REPUBLIKA.CO.ID, JAKARTA -- Komisi Pemberantasan Korupsi (KPK) tengah memeriksa eks pejabat Ditjen Pajak Kementerian Keuangan Rafael Alun Trisambodo dalam kapasitasnya sebagai tersangka dugaan gratifikasi. Namun, lembaga antirasuah ini belum memastikan apakah Rafael bakal langsung ditahan atau tidak.
"Tentu nanti tim penyidik KPK setelah melakukan pemeriksaan akan menganalisis lebih lanjut ya apakah ada keperluan untuk dilakukan penahanankah terhadap tersangka ini, gitu ya," kata Kepala Bagian Pemberitaan KPK Ali Fikri kepada wartawan di Gedung Merah Putih KPK, Jakarta Selatan, Senin (3/4/2023).
Ali lantas mengatakan, setiap pihak yang telah ditetapkan tersangka oleh KPK pasti bakal dilakukan penahanan. Menurut dia, penahanan terhadap tersangka hanya terkait waktu.
"Jadi, ini kan soal waktu kapan tersangka itu bisa dilakukan penahanan. Karena syarat penahanan itu ada di hukum acaranya, nanti penyidik yang akan menentukan, baik itu secara subjektif maupun secara objektif," ujar Ali.
Ali berjanji, pihaknya akan menyampaikan kepada publik setiap perkembangan penanganan kasus ini. "Pasti kami nanti akan sampaikan siang ataupun sore hasil pemeriksaan terhadap tersangka (Rafael Alun)," kata dia.
Sebelumnya, KPK telah menaikkan status penyelidikan kekayaan Rafael ke tahap penyidikan seusai mengantongi dua alat bukti permulaan yang cukup. Dia juga sudah ditetapkan sebagai tersangka kasus dugaan gratifikasi.
Rafael diduga menerima uang dalam rangka pemeriksaan pajak di Direktorat Jenderal (Ditjen) Perpajakan Kemenkeu pada 2011-2023. Meski demikian, belum diperinci jumlah uang yang diduga diterima Rafael. Sebab, penyidik masih melakukan pendalaman.
Lembaga antirasuah ini sudah menggeledah rumah Rafael berada di Perumahan Simprug Golf, Jakarta Selatan pada Senin (27/3/2023). Hasil dari penggeledahan itu, penyidik menemukan uang dan puluhan tas mewah berbagai merek.
Selain itu, KPK juga menyita safe deposit box milik Rafael. Kotak penyimpanan di salah satu bank itu ditemukan oleh Pusat Pelaporan dan Analisis Transaksi Keuangan (PPATK). Duit yang tersimpan di dalamnya sekitar Rp37 miliar berupa pecahan dolar AS.
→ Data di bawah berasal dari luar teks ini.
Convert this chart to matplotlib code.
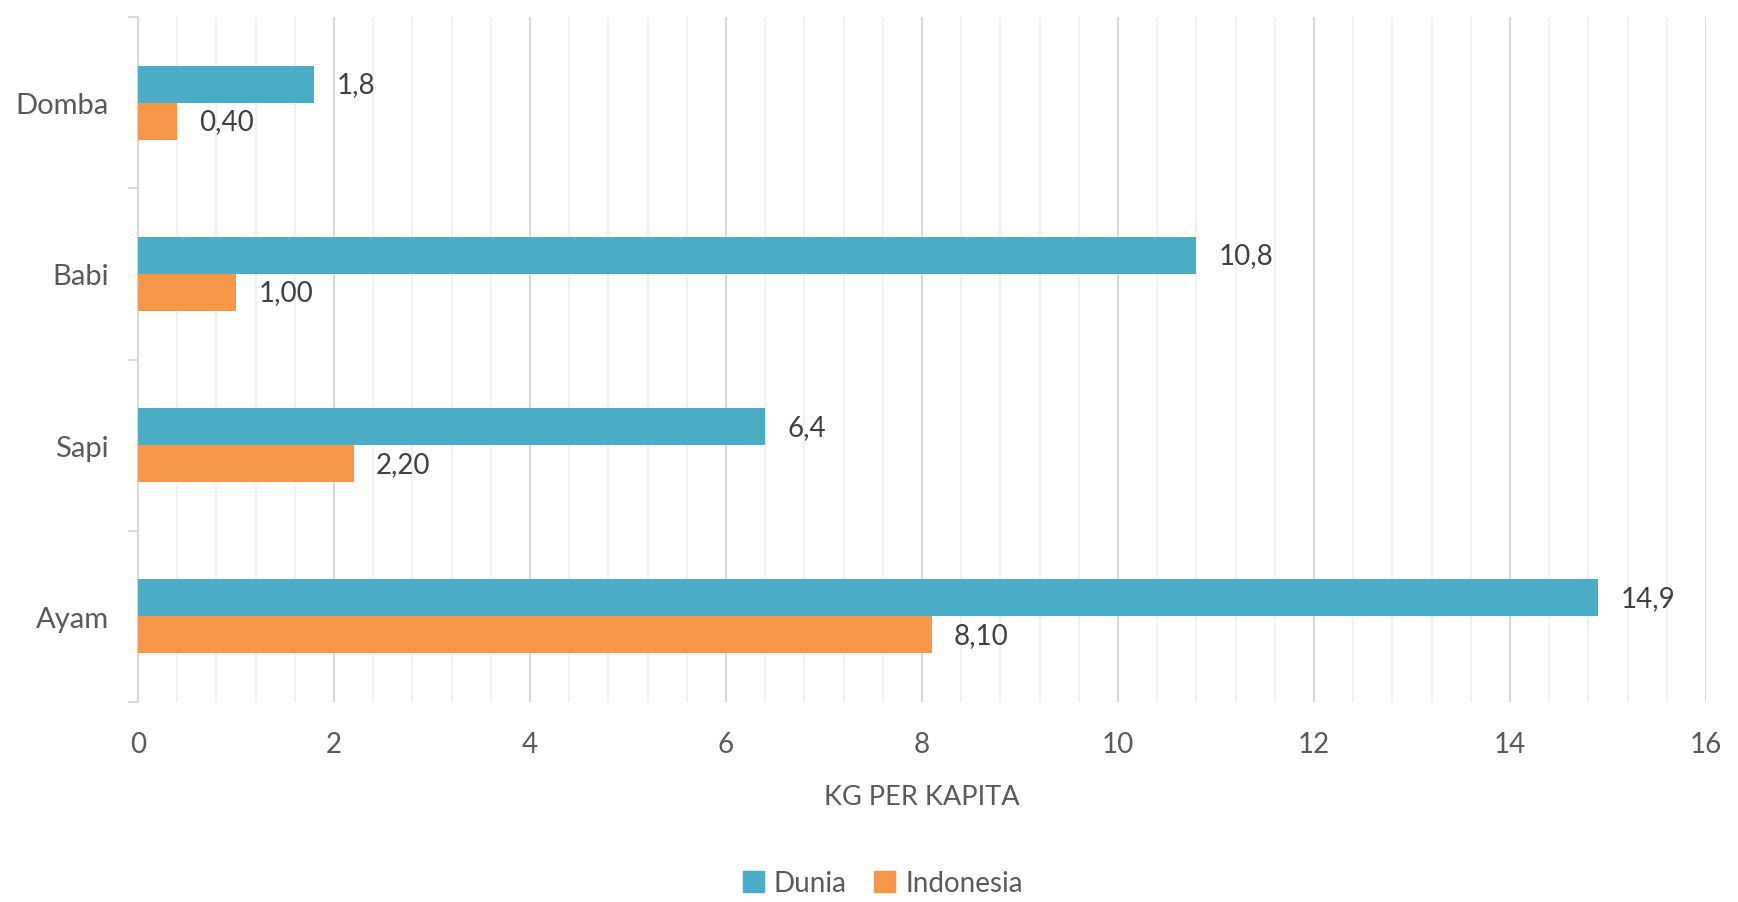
import matplotlib
matplotlib.use("Agg")
import matplotlib.pyplot as plt
import numpy as np
from matplotlib.ticker import MultipleLocator, FixedLocator, NullFormatter
from matplotlib.patches import Patch

categories = ["Ayam", "Sapi", "Babi", "Domba"]
dunia = [14.9, 6.4, 10.8, 1.8]
indonesia = [8.10, 2.20, 1.00, 0.40]
xticks = [0, 2, 4, 6, 8, 10, 12, 14, 16]

C_DUNIA = "#4BACC6"
C_INDO = "#F79646"
TXT = "#595959"
LBL = "#404040"

plt.rcParams['font.family'] = ['Lato', 'DejaVu Sans']

fig = plt.figure(figsize=(17.38, 9.03), dpi=100)
ax = fig.add_axes([0.0794, 0.2215, 0.9022, 0.7585])

y = np.arange(len(categories))
h = 0.216
b1 = ax.barh(y + h / 2, dunia, height=h, color=C_DUNIA, zorder=3)
b2 = ax.barh(y - h / 2, indonesia, height=h, color=C_INDO, zorder=3)

for rect, v in zip(b1, dunia):
    ax.annotate(f"{v:.1f}".replace(".", ","), (v, rect.get_y() + rect.get_height() / 2),
                xytext=(16, 0), textcoords="offset points", va="center", ha="left",
                fontsize=20, color=LBL)
for rect, v in zip(b2, indonesia):
    ax.annotate(f"{v:.2f}".replace(".", ","), (v, rect.get_y() + rect.get_height() / 2),
                xytext=(16, 0), textcoords="offset points", va="center", ha="left",
                fontsize=20, color=LBL)

ax.set_xlim(0, 16)
ax.set_ylim(-0.5, len(categories) - 0.5)

ax.xaxis.set_major_locator(FixedLocator(xticks))
ax.xaxis.set_minor_locator(MultipleLocator(0.4))
ax.grid(axis="x", which="major", color="#D9D9D9", linewidth=1.5, zorder=0)
ax.grid(axis="x", which="minor", color="#F0F0F0", linewidth=1.3, zorder=0)
ax.tick_params(axis="x", which="both", length=0, pad=21, labelsize=20, labelcolor=TXT)

ax.yaxis.set_major_locator(FixedLocator(np.arange(-0.5, len(categories), 1.0)))
ax.yaxis.set_major_formatter(NullFormatter())
ax.yaxis.set_minor_locator(FixedLocator(y))
ax.set_yticklabels(categories, minor=True)
ax.tick_params(axis="y", which="major", length=7, width=1.5, color="#D9D9D9")
ax.tick_params(axis="y", which="minor", length=0, pad=21, labelsize=21, labelcolor=TXT)

for s in ["top", "right", "bottom"]:
    ax.spines[s].set_visible(False)
ax.spines["left"].set_color("#D9D9D9")
ax.spines["left"].set_linewidth(1.5)

ax.set_xlabel("KG PER KAPITA", fontsize=19.5, color=TXT, labelpad=19)

handles = [Patch(color=C_DUNIA, label="Dunia"), Patch(color=C_INDO, label="Indonesia")]
fig.legend(handles=handles, loc="center", bbox_to_anchor=(0.508, 0.021), ncol=2,
           frameon=False, fontsize=20, labelcolor=TXT, handlelength=0.75, handleheight=0.75,
           handletextpad=0.35, columnspacing=1.0)

fig.savefig("out.png", dpi=100)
Namun, Rafael Alun mengaku tak habis pikir dijerat oleh KPK atas dugaan gratifikasi. Sebab, ia mengungkapkan, selama ini dirinya patuh menyampaikan laporan harta kekayaan penyelenggara negara (LHKPN).
Rafael mengatakan, sejak dirinya masuk sebagai kategori wajib lapor pada 2011, dia patuh melaporkan hartanya ke KPK setiap tahun. Ia menegaskan bahwa tak ada niat untuk menyembunyikan kekayaannya.
"Saya dapat mengklarifikasi bahwa saya selalu tertib melaporkan SPT-OP dan LHKPN, tidak pernah menyembunyikan harta dan siap menjelaskan asal-usul setiap aset tetap," kata Rafael dalam keterangan tertulisnya di Jakarta, Jumat (31/3/2023).
Rafael mengaku tertib dalam melaporkan SPT tahunan orang pribadi (SPT OP) sejak 2002 dan seluruh aset tetap dalam LHKPN. Dia mengungkapkan kerap menaikkan nilai aset yang dia miliki saat menyampaikan laporan kekayaan.
Rafael menyebut, sejak 2012 hingga 2022, aset yang dia laporkan tak jauh berbeda. Namun, terjadi perubahan nilai karena menyesuaikan nilai jual objek pajak (NJOP).
"Hal ini terlihat dari nilai aset tetap dalam LHKPN yang tinggi karena mencantumkan nilai NJOP, walaupun sebenarnya nilai pasar bisa lebih rendah dari NJOP. Saya selalu membuat catatan sesuai dokumen hukum dan siap menjelaskan asal-usul setiap aset tetap jika dibutuhkan," ujar Rafael.